Désespérés de s'échapper, ils proposent à un garde un plombage dentaire en or en échange du sang d'un cochon qui vient d'être abattu. L'un des prisonniers avale le sang chaud, s'attendant à vomir et à être emmené à l'hôpital, où il trouvera peut-être un moyen de sortir et de les sauver tous. Le problème, c'est qu'il ne peut pas vomir.

Cette scène est un exemple de la façon dont Puyana, un écrivain vénézuélien énergique qui vit au Texas et écrit en anglais, parvient à extraire l'aventure, voire la comédie noire, de la misère et de l'horreur. C'est une tradition latino-américaine, un mécanisme d'adaptation devenu une vocation pour des auteurs comme Roberto Bolaño ou Mariana Enríquez, et bien que Puyana n'ait pas encore acquis leur autorité, il tente sa chance avec audace.

Son protagoniste est Stanislavo Atanas, le garçon de la ville qui boit le sang, qui a renoncé à sa vie de privilégiés et s'est rendu dans la jungle pour organiser les villageois, recevoir des armes de Cuba et faire ses preuves après une tragédie familiale. Dans l'une des nombreuses allusions à la complexité de l'identité vénézuélienne, on apprend que sa mère est une orpheline juive de Pologne. Il a les cheveux roux et ressemble un peu à Van Gogh. (On apprend également, grâce à une note de l'auteur, que le personnage est basé sur Teodoro Petkoff, un marxiste devenu journaliste et homme politique décédé en 2018 et à qui Puyana dédie le livre.)

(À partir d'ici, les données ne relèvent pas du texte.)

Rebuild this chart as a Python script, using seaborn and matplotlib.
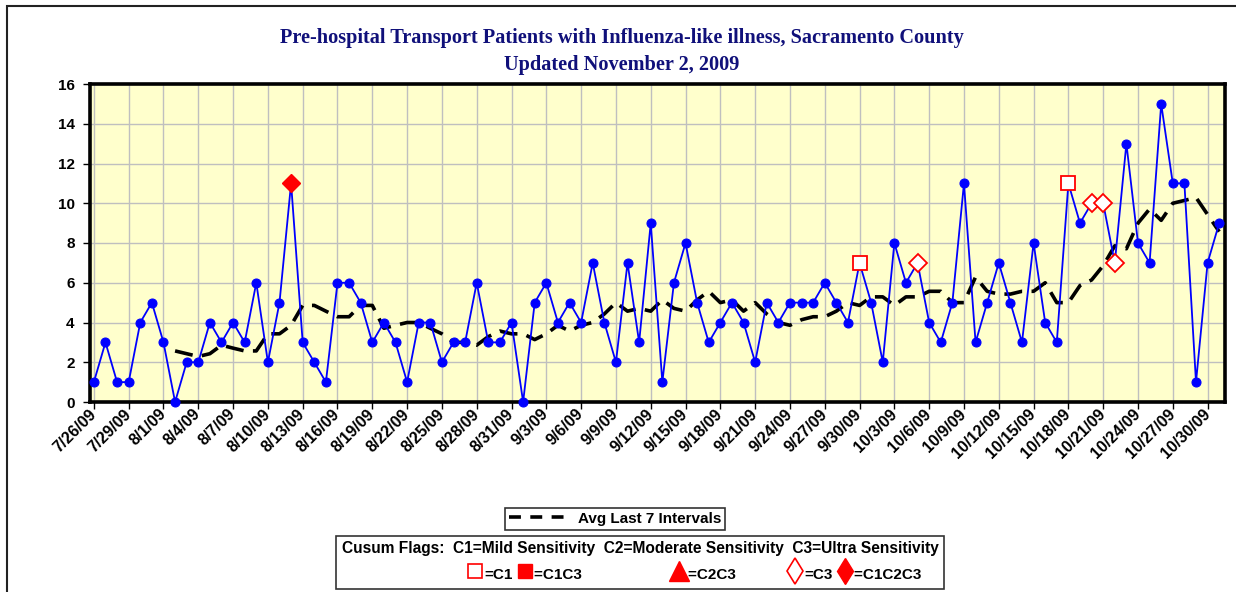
import numpy as np
import pandas as pd
import seaborn as sns
import matplotlib.pyplot as plt
from matplotlib.lines import Line2D
from matplotlib.patches import Rectangle

# Daily ILI transport counts, 7/26/09 .. 10/31/09
counts = [1, 3, 1, 1, 4, 5, 3, 0, 2, 2,
          4, 3, 4, 3, 6, 2, 5, 11, 3, 2,
          1, 6, 6, 5, 3, 4, 3, 1, 4, 4,
          2, 3, 3, 6, 3, 3, 4, 0, 5, 6,
          4, 5, 4, 7, 4, 2, 7, 3, 9, 1,
          6, 8, 5, 3, 4, 5, 4, 2, 5, 4,
          5, 5, 5, 6, 5, 4, 7, 5, 2, 8,
          6, 7, 4, 3, 5, 11, 3, 5, 7, 5,
          3, 8, 4, 3, 11, 9, 10, 10, 7, 13,
          8, 7, 15, 11, 11, 1, 7, 9]

# Avg last 7 intervals (dashed line)
avg7 = [np.nan] * 7 + [
    2.57, 2.43, 2.29, 2.43, 2.86, 2.71, 2.57, 2.57, 3.43, 3.43,
    3.86, 4.86, 4.86, 4.57, 4.29, 4.29, 4.86, 4.86, 3.71, 3.86,
    4.00, 4.00, 3.71, 3.43, 3.00, 3.00, 2.86, 3.29, 3.57, 3.43,
    3.43, 3.14, 3.43, 3.86, 3.57, 3.86, 4.00, 4.43, 5.00, 4.57,
    4.71, 4.57, 5.14, 4.71, 4.57, 5.14, 5.57, 5.00, 5.14, 4.57,
    5.00, 4.43, 4.00, 3.86, 4.14, 4.29, 4.29, 4.57, 5.00, 4.86,
    5.29, 5.29, 4.86, 5.29, 5.29, 5.57, 5.57, 5.00, 5.00, 6.29,
    5.57, 5.43, 5.43, 5.57, 5.57, 6.00, 5.00, 5.00, 5.86, 6.14,
    6.86, 7.86, 7.71, 9.00, 9.71, 9.14, 10.00, 10.14, 10.29, 9.43,
    8.57]

# Cusum flag days
c1_days = ['2009-09-30', '2009-10-18']
c3_days = ['2009-10-05', '2009-10-20', '2009-10-21', '2009-10-22']
c1c2c3_days = ['2009-08-12']

tick_labels = ['7/26/09', '7/29/09', '8/1/09', '8/4/09', '8/7/09', '8/10/09',
               '8/13/09', '8/16/09', '8/19/09', '8/22/09', '8/25/09', '8/28/09',
               '8/31/09', '9/3/09', '9/6/09', '9/9/09', '9/12/09', '9/15/09',
               '9/18/09', '9/21/09', '9/24/09', '9/27/09', '9/30/09', '10/3/09',
               '10/6/09', '10/9/09', '10/12/09', '10/15/09', '10/18/09',
               '10/21/09', '10/24/09', '10/27/09', '10/30/09']

dates = pd.date_range('2009-07-26', periods=len(counts), freq='D')
df = pd.DataFrame({'date': dates, 'count': counts, 'avg7': avg7})

plt.rcParams['font.family'] = ['Liberation Sans', 'DejaVu Sans']

fig = plt.figure(figsize=(12.36, 5.92), dpi=100)
ax = fig.add_axes([90/1236, 1 - 402/592, (1225 - 90)/1236, (402 - 84)/592])
ax.set_facecolor('#FFFFCC')

# moving average
sns.lineplot(data=df, x='date', y='avg7', ax=ax, color='black', lw=2.6, zorder=3)
ax.lines[-1].set_dashes([5, 2.6])

# daily counts
sns.lineplot(data=df, x='date', y='count', ax=ax, color='#0000FF', lw=1.3,
             marker='o', markersize=6.5, markeredgecolor='#0000FF',
             zorder=4, clip_on=False)

# flags
d1 = df[df['date'].isin(pd.to_datetime(c1_days))]
d3 = df[df['date'].isin(pd.to_datetime(c3_days))]
d123 = df[df['date'].isin(pd.to_datetime(c1c2c3_days))]
ax.plot(d1['date'], d1['count'], ls='', marker='s', ms=10.5, mfc='white',
        mec='#FF0000', mew=1.3, zorder=5)
ax.plot(d3['date'], d3['count'], ls='', marker='D', ms=9.5, mfc='white',
        mec='#FF0000', mew=1.3, zorder=5)
ax.plot(d123['date'], d123['count'], ls='', marker='D', ms=9.5, mfc='#FF0000',
        mec='#FF0000', zorder=5)

ax.set_ylim(0, 16)
ax.set_yticks(range(0, 17, 2))
ax.set_xlim(dates[0] - pd.Timedelta(hours=8), dates[0] + pd.Timedelta(days=97.5))
ax.set_xticks(dates[::3])
ax.set_xticklabels(tick_labels, rotation=45, ha='right', va='center',
                   rotation_mode='anchor', fontsize=11.5, fontweight='bold')
for lab in ax.get_yticklabels():
    lab.set_fontsize(11)
    lab.set_fontweight('bold')
ax.tick_params(axis='x', direction='out', length=5, width=1, pad=2)
ax.tick_params(axis='y', direction='out', length=5, width=1, pad=6)
ax.set_xlabel('')
ax.set_ylabel('')
ax.grid(True, color='#BFBFBF', lw=1)
ax.set_axisbelow(True)
for sp in ax.spines.values():
    sp.set_linewidth(2.6)
    sp.set_color('black')

fig.text(0.503, 1 - 38/592, 'Pre-hospital Transport Patients with Influenza-like illness, Sacramento County',
         ha='center', va='center', fontsize=14.6, fontweight='bold',
         family='Liberation Serif', color='#10107A')
fig.text(0.503, 1 - 65/592, 'Updated November 2, 2009',
         ha='center', va='center', fontsize=14.6, fontweight='bold',
         family='Liberation Serif', color='#10107A')

# outer chart frame
fig.add_artist(Rectangle((7/1236, -0.1), 1.2, 1.1 - 6/592, transform=fig.transFigure,
                         fill=False, ec='#222222', lw=1.5))

# legend 1
leg1 = fig.legend(handles=[Line2D([], [], color='black', lw=2.6, dashes=(3.3, 2.6))],
                  labels=['Avg Last 7 Intervals'], loc='upper center',
                  bbox_to_anchor=(615/1236, 1 - 508/592), frameon=True,
                  fancybox=False, edgecolor='black', handlelength=3.8,
                  borderpad=0.25, handletextpad=0.7, borderaxespad=0,
                  prop={'weight': 'bold', 'size': 11})
leg1.get_frame().set_linewidth(1.2)

# legend 2
h = [Line2D([], [], ls='', marker='s', ms=10.5, mfc='white', mec='#FF0000', mew=1.2),
     Line2D([], [], ls='', marker='s', ms=10.5, mfc='#FF0000', mec='#FF0000'),
     Line2D([], [], ls='', marker='^', ms=14, mfc='#FF0000', mec='#FF0000'),
     Line2D([], [], ls='', marker='d', ms=13, mfc='white', mec='#FF0000', mew=1.2),
     Line2D([], [], ls='', marker='d', ms=13, mfc='#FF0000', mec='#FF0000')]
labs = ['=C1', '=C1C3' + ' ' * 20, '=C2C3' + ' ' * 11, '=C3', '=C1C2C3' + ' ' * 4]
leg2 = fig.legend(handles=h, labels=labs, ncol=5, loc='upper center',
                  bbox_to_anchor=(640/1236, 1 - 536/592), frameon=True,
                  fancybox=False, edgecolor='black', handlelength=0.8,
                  handletextpad=0.2, columnspacing=0.4, borderpad=0.35,
                  handleheight=1.6, alignment='right', borderaxespad=0,
                  title='Cusum Flags:  C1=Mild Sensitivity  C2=Moderate Sensitivity  C3=Ultra Sensitivity',
                  title_fontproperties={'weight': 'bold', 'size': 11.2},
                  prop={'weight': 'bold', 'size': 11})
leg2.get_frame().set_linewidth(1.2)

fig.savefig('out.png', dpi=100)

Stanislavo est également amoureux. Avant d'être arrêté par l'armée, il rencontre une autre révolutionnaire de gauche, Emiliana, une infirmière au sang-froid issue d'une tribu indigène. La loyauté de Stanislavo envers ses camarades le conduit finalement à un choix difficile aux conséquences durables.

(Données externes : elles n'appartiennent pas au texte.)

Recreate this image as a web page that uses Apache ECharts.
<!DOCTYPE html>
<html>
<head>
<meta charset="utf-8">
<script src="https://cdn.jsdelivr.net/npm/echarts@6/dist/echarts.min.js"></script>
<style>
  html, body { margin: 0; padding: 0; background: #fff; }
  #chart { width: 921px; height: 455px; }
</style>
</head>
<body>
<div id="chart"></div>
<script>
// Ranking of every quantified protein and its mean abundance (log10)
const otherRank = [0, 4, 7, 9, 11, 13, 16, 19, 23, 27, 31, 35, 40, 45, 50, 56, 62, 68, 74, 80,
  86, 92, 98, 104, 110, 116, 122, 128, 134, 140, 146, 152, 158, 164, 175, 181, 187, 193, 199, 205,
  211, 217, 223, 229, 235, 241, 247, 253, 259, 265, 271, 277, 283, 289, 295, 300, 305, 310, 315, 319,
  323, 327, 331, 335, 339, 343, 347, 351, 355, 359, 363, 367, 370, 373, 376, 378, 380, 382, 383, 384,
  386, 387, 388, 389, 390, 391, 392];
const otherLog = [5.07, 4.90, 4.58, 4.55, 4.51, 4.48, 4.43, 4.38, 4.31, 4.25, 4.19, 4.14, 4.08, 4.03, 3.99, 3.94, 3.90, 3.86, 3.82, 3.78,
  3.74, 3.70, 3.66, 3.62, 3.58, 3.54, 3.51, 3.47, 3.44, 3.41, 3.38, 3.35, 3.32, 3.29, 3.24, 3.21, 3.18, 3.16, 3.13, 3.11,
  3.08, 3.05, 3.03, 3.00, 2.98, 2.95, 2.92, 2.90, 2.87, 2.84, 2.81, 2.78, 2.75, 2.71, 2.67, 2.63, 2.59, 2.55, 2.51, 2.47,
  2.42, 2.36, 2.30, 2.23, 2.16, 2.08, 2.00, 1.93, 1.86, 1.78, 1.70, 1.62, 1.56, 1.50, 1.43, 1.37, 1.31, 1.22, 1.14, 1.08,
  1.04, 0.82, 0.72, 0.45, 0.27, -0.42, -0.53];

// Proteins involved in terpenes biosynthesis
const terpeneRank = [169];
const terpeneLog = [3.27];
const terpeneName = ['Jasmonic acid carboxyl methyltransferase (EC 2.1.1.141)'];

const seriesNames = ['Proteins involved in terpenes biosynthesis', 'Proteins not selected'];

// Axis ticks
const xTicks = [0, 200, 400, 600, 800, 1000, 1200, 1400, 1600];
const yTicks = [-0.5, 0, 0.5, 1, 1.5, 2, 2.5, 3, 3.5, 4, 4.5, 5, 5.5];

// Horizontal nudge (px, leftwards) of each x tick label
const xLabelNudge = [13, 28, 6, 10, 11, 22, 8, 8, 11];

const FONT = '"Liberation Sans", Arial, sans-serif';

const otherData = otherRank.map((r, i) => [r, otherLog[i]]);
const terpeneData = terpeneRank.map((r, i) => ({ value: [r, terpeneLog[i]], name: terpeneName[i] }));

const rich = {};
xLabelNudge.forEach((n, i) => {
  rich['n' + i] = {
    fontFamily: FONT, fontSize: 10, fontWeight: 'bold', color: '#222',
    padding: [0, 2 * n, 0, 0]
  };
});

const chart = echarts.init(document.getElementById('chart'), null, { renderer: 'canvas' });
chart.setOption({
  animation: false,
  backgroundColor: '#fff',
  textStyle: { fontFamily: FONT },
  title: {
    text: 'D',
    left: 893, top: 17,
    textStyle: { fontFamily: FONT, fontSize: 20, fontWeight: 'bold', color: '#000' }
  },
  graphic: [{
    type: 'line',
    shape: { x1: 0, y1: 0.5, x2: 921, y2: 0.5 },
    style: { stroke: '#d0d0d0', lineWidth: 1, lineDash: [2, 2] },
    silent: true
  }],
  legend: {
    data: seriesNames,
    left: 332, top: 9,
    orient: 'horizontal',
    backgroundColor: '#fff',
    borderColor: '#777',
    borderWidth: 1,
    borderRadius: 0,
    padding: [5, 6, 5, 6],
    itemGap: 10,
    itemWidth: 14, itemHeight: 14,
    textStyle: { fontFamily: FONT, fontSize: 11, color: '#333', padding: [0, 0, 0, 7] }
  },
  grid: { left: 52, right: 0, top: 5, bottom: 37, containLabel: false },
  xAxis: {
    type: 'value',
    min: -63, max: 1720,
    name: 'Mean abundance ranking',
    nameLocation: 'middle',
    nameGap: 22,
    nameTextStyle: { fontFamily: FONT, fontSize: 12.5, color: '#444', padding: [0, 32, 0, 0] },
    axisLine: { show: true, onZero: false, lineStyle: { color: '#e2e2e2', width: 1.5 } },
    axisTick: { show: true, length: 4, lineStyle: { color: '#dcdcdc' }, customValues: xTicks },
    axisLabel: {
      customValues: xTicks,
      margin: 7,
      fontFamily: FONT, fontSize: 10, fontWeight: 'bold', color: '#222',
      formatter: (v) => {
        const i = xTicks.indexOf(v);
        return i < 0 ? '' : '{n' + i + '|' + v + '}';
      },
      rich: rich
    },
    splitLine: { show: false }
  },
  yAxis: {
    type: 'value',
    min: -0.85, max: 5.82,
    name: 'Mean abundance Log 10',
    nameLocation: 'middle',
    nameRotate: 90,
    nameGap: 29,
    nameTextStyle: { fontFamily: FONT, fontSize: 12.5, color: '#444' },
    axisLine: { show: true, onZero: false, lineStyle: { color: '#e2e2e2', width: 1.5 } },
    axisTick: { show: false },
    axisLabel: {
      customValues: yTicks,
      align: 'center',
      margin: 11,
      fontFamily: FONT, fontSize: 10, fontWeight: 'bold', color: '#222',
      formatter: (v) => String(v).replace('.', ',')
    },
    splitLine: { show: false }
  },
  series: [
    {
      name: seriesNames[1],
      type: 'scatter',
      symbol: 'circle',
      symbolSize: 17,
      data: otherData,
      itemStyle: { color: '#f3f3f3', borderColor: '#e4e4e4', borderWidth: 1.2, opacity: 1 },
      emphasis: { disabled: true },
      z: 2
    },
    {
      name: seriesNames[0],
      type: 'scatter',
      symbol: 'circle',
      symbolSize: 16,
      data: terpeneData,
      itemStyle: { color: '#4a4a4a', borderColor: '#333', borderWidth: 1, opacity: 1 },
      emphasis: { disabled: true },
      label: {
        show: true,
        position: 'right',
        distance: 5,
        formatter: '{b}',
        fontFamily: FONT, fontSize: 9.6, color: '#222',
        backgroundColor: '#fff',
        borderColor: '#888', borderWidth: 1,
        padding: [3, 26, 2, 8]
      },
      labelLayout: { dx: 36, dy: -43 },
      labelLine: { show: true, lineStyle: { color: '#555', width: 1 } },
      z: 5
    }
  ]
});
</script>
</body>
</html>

L'essentiel du roman se déroule des décennies après la romance du couple, relatant ce qu'il advient de leur rêve commun – et de leur enfant, María – sous Hugo Chávez, l'homme fort socialiste qui a dirigé le Venezuela pendant 14 ans.

Lorsque Chávez est élu en 1998, María vit dans un quartier de Caracas et travaille comme domestique dans une maison luxueuse. Quelques années plus tard, alors que des manifestations éclatent, une balle perdue transperce un mur de sa maison. Elle est sur le point de mourir et décide de se consacrer à sa propre cause : sauver son jeune fils, Eloy, du chaos qui s'abat sur le Venezuela sous Chávez.

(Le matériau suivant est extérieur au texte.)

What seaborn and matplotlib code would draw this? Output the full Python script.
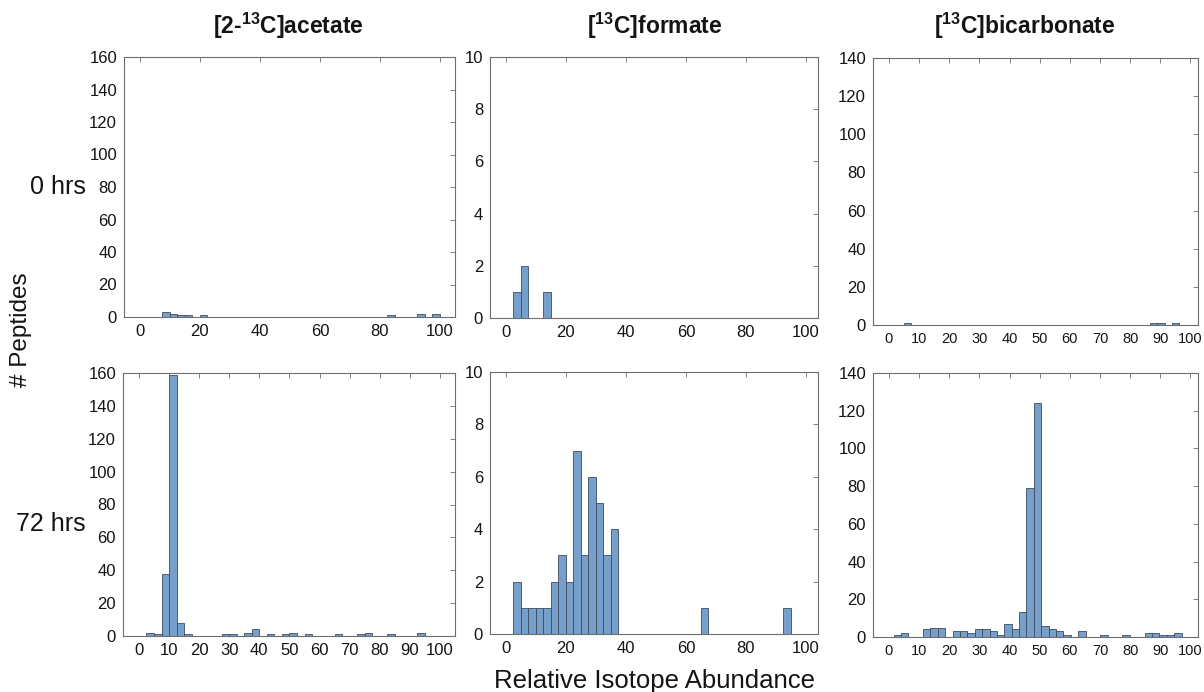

Puyana a déclaré qu’il avait grandi en regardant des films et en lisant des bandes dessinées, et non en lisant des romans littéraires. Cela correspond à son roman au rythme effréné, rempli de préfigurations, de suspenses et de voyous caricaturaux. Mais Puyana est entré dans l’âge adulte lorsque Chávez a pris le pouvoir, et ce livre parle vraiment de politique, il nous montre « la toxicité du régime de Chávez » pour les Vénézuéliens pauvres et de la classe ouvrière qui ont mis leur foi dans sa promesse.

Après la mort de Chávez en 2013, qui marque la fin de ce roman quelque peu surchargé, Puyana souhaite que les lecteurs voient ce qu’il a laissé derrière lui : des chansons de salsa pro-régime, des tatouages ​​de sa signature, des institutions en ruine, des prisons surpeuplées où les détenus sont aux commandes et peu d’espoir ou d’opportunités. Dix ans plus tard, son successeur désigné, Nicolás Maduro, s’accroche au pouvoir, et la situation semble encore pire. Une crise humanitaire est en cours. Des millions de personnes ont fui.

Mais « La liberté est une fête », à la fois critique passionnée de Chávez et de ses complices et prélude à l’époque actuelle, n’est pas un livre sans espoir. Puyana revient sur les années 1960 pour une raison : si elles n’ont rien accompli d’autre, les mouvements révolutionnaires désordonnés, mal conçus (et brutalement réprimés) de l’époque en Amérique latine ont réussi à combler un fossé de classe extrême, en réunissant, ne serait-ce que brièvement, « les enfants mal nourris et les enfants bien nourris, ceux qui avaient tout et ceux qui n’avaient rien », comme l’a dit Bolaño.

Avec Stanislavo et Emiliana, Puyana suggère que ce rêve vaut la peine d'être poursuivi. Pour son pays brisé, cela pourrait être la voie à suivre.